In 2006, you co-led an intrapreneurship project in favor of responsible resource management. What were some of the challenges you faced and how did you overcome them?

In 2006, upon learning that 40% of the organic milk produced in France was wasted, I took a stance on this very issue by launching Danone’s organic brand “Les 2 Vaches”. This initiative also happened to help Danone expand its organic offering in France, which only drove me further. And for this vision to become a reality, I built bridges with farmers, distributors, and anyone with stakes in the organic food industry. And the reticence that some of my interlocutors felt about the sincerity of my desire to join the organic food movement – being the representative of one of the world’s largest food companies – only made my commitment stronger. Frankly, at the time, people in the industry saw us like a bull in a China shop. I simply beat the pavement to convince the general opinion that Danone was serious about going organic. We even went as far as braving the Paris public transport system dressed as cows, as part of a low-cost marketing campaign we bootstrapped.

What other areas have you explored as part of your work at Danone, and how do you make sure Danone stays ahead of the curve?

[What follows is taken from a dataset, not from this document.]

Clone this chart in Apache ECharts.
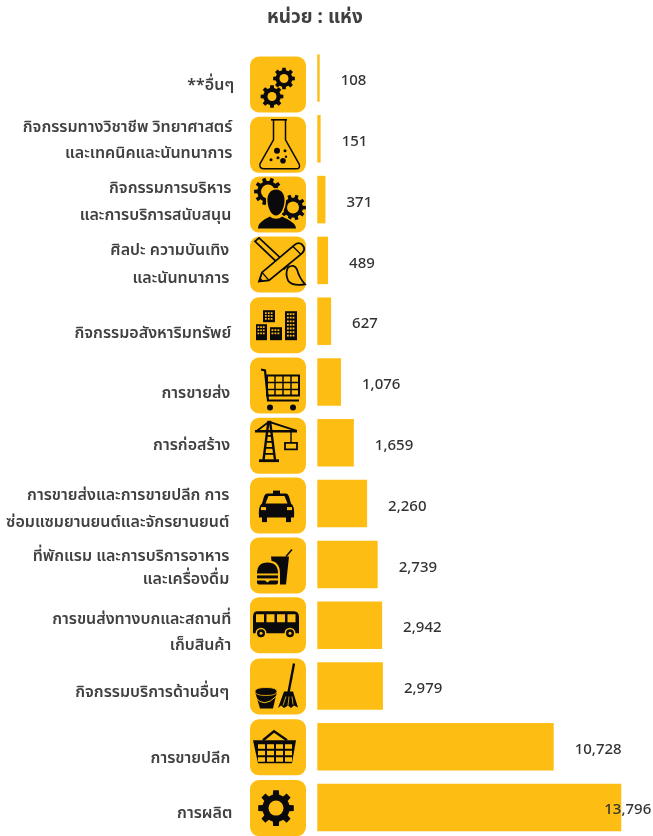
<!DOCTYPE html>
<html>
<head>
<meta charset="utf-8">
<title>หน่วย : แห่ง</title>
<script src="https://cdn.jsdelivr.net/npm/echarts@6/dist/echarts.min.js"></script>
<style>
  html, body { margin: 0; padding: 0; background: #fff; }
  #chart { width: 653px; height: 836px; }
</style>
</head>
<body>
<div id="chart"></div>
<script>
const categories = [
  '**อื่นๆ',
  'กิจกรรมทางวิชาชีพ วิทยาศาสตร์\nและเทคนิคและนันทนาการ',
  'กิจกรรมการบริหาร\nและการบริการสนับสนุน',
  'ศิลปะ ความบันเทิง\nและนันทนาการ',
  'กิจกรรมอสังหาริมทรัพย์',
  'การขายส่ง',
  'การก่อสร้าง',
  'การขายส่งและการขายปลีก การ\nซ่อมแซมยานยนต์และจักรยานยนต์',
  'ที่พักแรม และการบริการอาหาร\nและเครื่องดื่ม',
  'การขนส่งทางบกและสถานที่\nเก็บสินค้า',
  'กิจกรรมบริการด้านอื่นๆ',
  'การขายปลีก',
  'การผลิต',
];
const values = [108, 151, 371, 489, 627, 1076, 1659, 2260, 2739, 2942, 2979, 10728, 13796];

// hand placed in the original, so every row has its own small offset
const labelDrop = [7, 2, 2, 4, 12, 11, 3, 5, 3.5, 7, 6, 12, 6];
const labelGap = [83, 85, 86, 88, 86, 87, 87, 88, 88, 86, 88, 87, 85];
const lineGap = [0, 26, 27, 28, 0, 0, 0, 27, 23, 26, 0, 0, 0];
const iconDrop = [6.5, 6, 5, 4, 4, 3.5, 3, 2, 1, 0, 0.5, 0.5, 0.5];

const YELLOW = '#fdbd12';
const INK = '#0a0a0c';
const TEXT = '#404040';
const FONT = '"Noto Sans", "Noto Sans Thai", Tahoma, sans-serif';

// icon helpers, everything in a 56x56 box
function rect(x, y, w, h) {
  return `M${x} ${y}h${w}v${h}h${-w}Z`;
}
function circle(x, y, r) {
  return `M${x - r} ${y}a${r} ${r} 0 1 0 ${2 * r} 0a${r} ${r} 0 1 0 ${-2 * r} 0Z`;
}
function gear(x, y, r, n) {
  let d = '';
  const root = r * 0.76;
  const step = (Math.PI * 2) / n;
  for (let i = 0; i < n; i++) {
    const a = i * step;
    const pts = [
      [root, a - step * 0.5],
      [root, a - step * 0.3],
      [r, a - step * 0.2],
      [r, a + step * 0.2],
      [root, a + step * 0.3],
    ];
    pts.forEach((p, j) => {
      const px = (x + p[0] * Math.cos(p[1])).toFixed(2);
      const py = (y + p[0] * Math.sin(p[1])).toFixed(2);
      d += (i === 0 && j === 0 ? 'M' : 'L') + px + ' ' + py;
    });
  }
  return d + 'Z';
}
function cells(x, y, cols, rows, w, h, gx, gy) {
  let d = '';
  for (let r = 0; r < rows; r++) {
    for (let c = 0; c < cols; c++) {
      d += rect(x + c * (w + gx), y + r * (h + gy), w, h);
    }
  }
  return d;
}
const fill = (d) => ({ d, fill: INK });
const hole = (d) => ({ d, fill: YELLOW });
const line = (d, w) => ({ d, stroke: INK, w });
const cut = (d, w) => ({ d, stroke: YELLOW, w });

const person =
  'M26 13C32 13 35 18 34.5 25C34 32 30.5 39 26 39C21.5 39 18 32 17.5 25C17 18 20 13 26 13Z' +
  'M8 52C8 47 12 44 20 40C23 43 29 43 32 40C40 44 46 47 46 52Z';

const icons = [
  // gears
  [fill(gear(34, 22, 11, 8)), hole(circle(34, 22, 4.5)), fill(gear(22, 40, 11.5, 8)), hole(circle(22, 40, 4.5))],
  // flask
  [
    line('M21 3H37', 1.6),
    line('M23.5 3V23L10 47Q9 52 14 52H46Q51 52 49 47L35.5 23V3', 1.5),
    fill(circle(27, 34, 3)), fill(circle(33, 44, 2.8)), fill(circle(35, 34, 1.5)),
    fill(circle(21, 43, 1.5)), fill(circle(28, 41, 1.5)), fill(circle(36, 40, 1.2)),
  ],
  // person with gears
  [
    fill(gear(18, 15, 14, 10)), hole(circle(18, 15, 7)),
    fill(gear(43, 31, 13, 10)), hole(circle(43, 31, 6)),
    cut(person, 3), fill(person),
  ],
  // pencil and brush
  [
    line('M5 5L9 1.5L38 28.5L34 32.5Z', 1.8),
    { d: 'M38 31Q44 27 47 33Q49 41 55 48Q42 50 38 44Q35 37 38 31Z', fill: YELLOW, stroke: INK, w: 1.8 },
    { d: 'M9 45L12 36L44 9Q48 5 52 8L54 11Q55 14 52 17L19 44Z', fill: YELLOW, stroke: INK, w: 1.8 },
    line('M12 36L19 44M43 10L51 18', 1.4),
    fill('M9 45L10 41L13 44Z'),
  ],
  // buildings
  [
    fill(rect(13, 13, 12, 12)), hole(cells(15, 15, 3, 3, 1.7, 1.7, 1.2, 1.2)),
    cut(rect(6, 27, 11, 16), 2), fill(rect(6, 27, 11, 16)), hole(cells(7.5, 29, 3, 3, 1.7, 1.7, 1, 1.5)),
    fill(rect(20, 30, 12, 13)), hole(cells(21.5, 32, 3, 2, 1.8, 1.8, 1.2, 1.5)),
    fill(rect(35, 14, 12, 29)), hole(cells(37, 16, 3, 7, 1.8, 1.8, 1, 1.8)),
  ],
  // cart
  [
    line('M11 12L15 13L18 43H49', 2.2),
    line(rect(17, 18, 32, 20), 2),
    line('M25 18V38M33 18V38M41 18V38M17 25H49M17 32H49', 1.5),
    fill(circle(20, 50, 3)), fill(circle(43, 50, 3)),
  ],
  // crane
  [
    line('M5 13.5H47', 2.6),
    line('M7 13L19 4L47 13', 1.8),
    line('M18.5 3L13.5 42M20 3L25 42', 2.4),
    line('M17 18H21M16.5 24H22M15.5 30H23M15 36H24', 1.8),
    fill(rect(9, 41.5, 20, 2.8)),
    line('M41 14V25', 1.4),
    line(rect(35, 25, 12, 6.5), 1.8),
  ],
  // taxi
  [
    fill(rect(23, 13, 7, 4)),
    fill('M17 16H36Q38 16 39 19L41 26Q45 28 44 40H9Q8 28 12 26L14 19Q15 16 17 16Z'),
    fill(rect(12, 39, 5, 5.5)), fill(rect(36, 39, 5, 5.5)),
    hole('M18.5 18.5H34.5L37.5 26H15.5Z'),
    hole(rect(11, 29.5, 5, 3)), hole(rect(37, 29.5, 5, 3)),
  ],
  // burger and drink
  [
    line('M36 19L42 12', 1.5),
    fill('M21 19H39L36 47H24Z'),
    hole('M5 38Q5 23 17.5 23Q30 23 30 36V49H5Z'),
    fill('M7 36Q7 25 17.5 25Q28 25 28 36Z'),
    fill(rect(7, 38, 21, 3)),
    fill('M7 43H15L17.5 45L20 43H28V45Q28 47 26 47H9Q7 47 7 45Z'),
  ],
  // bus
  [
    fill('M7 14H44Q49 14 49 20V36H3V20Q3 14 7 14Z'),
    hole(cells(6, 17, 4, 1, 8, 8, 2.5, 0)),
    hole(circle(11, 36, 5.5)), fill(circle(11, 36, 4)), hole(circle(11, 36, 1.5)),
    hole(circle(40, 36, 5.5)), fill(circle(40, 36, 4)), hole(circle(40, 36, 1.5)),
  ],
  // bucket and mop
  [
    fill('M5 33L10 50H23L27 33Z'),
    { d: 'M5 33Q5 29 16 29Q27 29 27 33Q27 37 16 37Q5 37 5 33Z', fill: INK, stroke: YELLOW, w: 0.8 },
    cut('M5.5 39Q14 50 26 38', 1),
    line('M44 5L38.5 34', 2.4),
    fill('M34 33H43L48 49L44 47L41 49.5L38 47L34 49.5L31 47L28 49.5Z'),
    cut('M36 38L33 47M39 38L38 47M42 38L43 46', 0.8),
  ],
  // basket
  [
    line('M13 21L24 12L37 21', 2.4),
    fill('M3 21H46L42 44H8Z'),
    hole(cells(8, 25, 4, 3, 7, 4.5, 2, 2)),
  ],
  // big gear
  [fill(gear(26, 28, 18, 8)), hole(circle(26, 28, 7.5))],
];

// register each path once so custom series can use it at its own size
const shapeNames = new Map();
function shapeName(d) {
  if (!shapeNames.has(d)) {
    const name = 'iconPath' + shapeNames.size;
    echarts.graphic.registerShape(name, echarts.graphic.extendPath(d, {}));
    shapeNames.set(d, name);
  }
  return shapeNames.get(d);
}

function renderRow(params, api) {
  const i = params.dataIndex;
  const pt = api.coord([0, i]);
  const children = [];

  categories[i].split('\n').forEach((text, n, all) => {
    const mid = pt[1] + labelDrop[i];
    children.push({
      type: 'text',
      style: {
        text,
        x: pt[0] - labelGap[i],
        y: all.length > 1 ? mid + (n === 0 ? -0.5 : 0.5) * lineGap[i] : mid,
        textAlign: 'right',
        textVerticalAlign: 'middle',
        font: `600 16px ${FONT}`,
        fill: TEXT,
      },
    });
  });

  const iconChildren = [
    { type: 'rect', shape: { x: 0, y: 0, width: 56, height: 56, r: 9 }, style: { fill: YELLOW } },
  ];
  icons[i].forEach((op) => {
    iconChildren.push({
      type: shapeName(op.d),
      style: {
        fill: op.fill || 'none',
        stroke: op.stroke || 'none',
        lineWidth: op.w || 0,
      },
    });
  });
  children.push({
    type: 'group',
    x: pt[0] - 67.3,
    y: pt[1] + iconDrop[i] - 28,
    children: iconChildren,
  });

  return { type: 'group', children };
}

const chart = echarts.init(document.getElementById('chart'));
chart.setOption({
  animation: false,
  title: {
    text: 'หน่วย : แห่ง',
    left: 262,
    top: 3,
    textStyle: { fontFamily: FONT, fontSize: 19, fontWeight: 'bold', color: TEXT },
  },
  grid: { left: 317.3, top: 47.6, width: 330.5, height: 790.4, outerBoundsMode: 'none' },
  xAxis: { type: 'value', min: 0, max: 15000, show: false },
  yAxis: { type: 'category', inverse: true, data: categories, show: false },
  series: [
    {
      type: 'bar',
      barWidth: 47.5,
      itemStyle: { color: YELLOW },
      label: {
        show: true,
        position: 'right',
        distance: 21,
        offset: [0, 3],
        fontFamily: FONT,
        fontSize: 15,
        fontWeight: 500,
        color: '#333333',
        formatter: (p) => p.value.toLocaleString('en-US'),
      },
      data: values.map((v, i) =>
        // the last number sits on top of its bar in the original
        i === values.length - 1 ? { value: v, label: { offset: [-38, 2] } } : v
      ),
    },
    {
      type: 'custom',
      silent: true,
      renderItem: renderRow,
      data: values.map((v, i) => [0, i]),
    },
  ],
});
</script>
</body>
</html>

My commitment stretches beyond launching innovative products, my belief in shaking up the status quo for greater good extends to various other fields. For example, I’m behind initiatives such as EVE, which seeks to improve gender equality through leadership, at Danone and 30+ other companies. Often times, I’ll draw a link between what is happening in the world around me and Danone’s DNA, generally on topics that are very dear to me. These ideas then become essential to my thought process, and I would be ready to move mountains to have them come to life. Along my path, what I am most grateful for is the dedication of the people and teams who helped turn each of my visions into reality.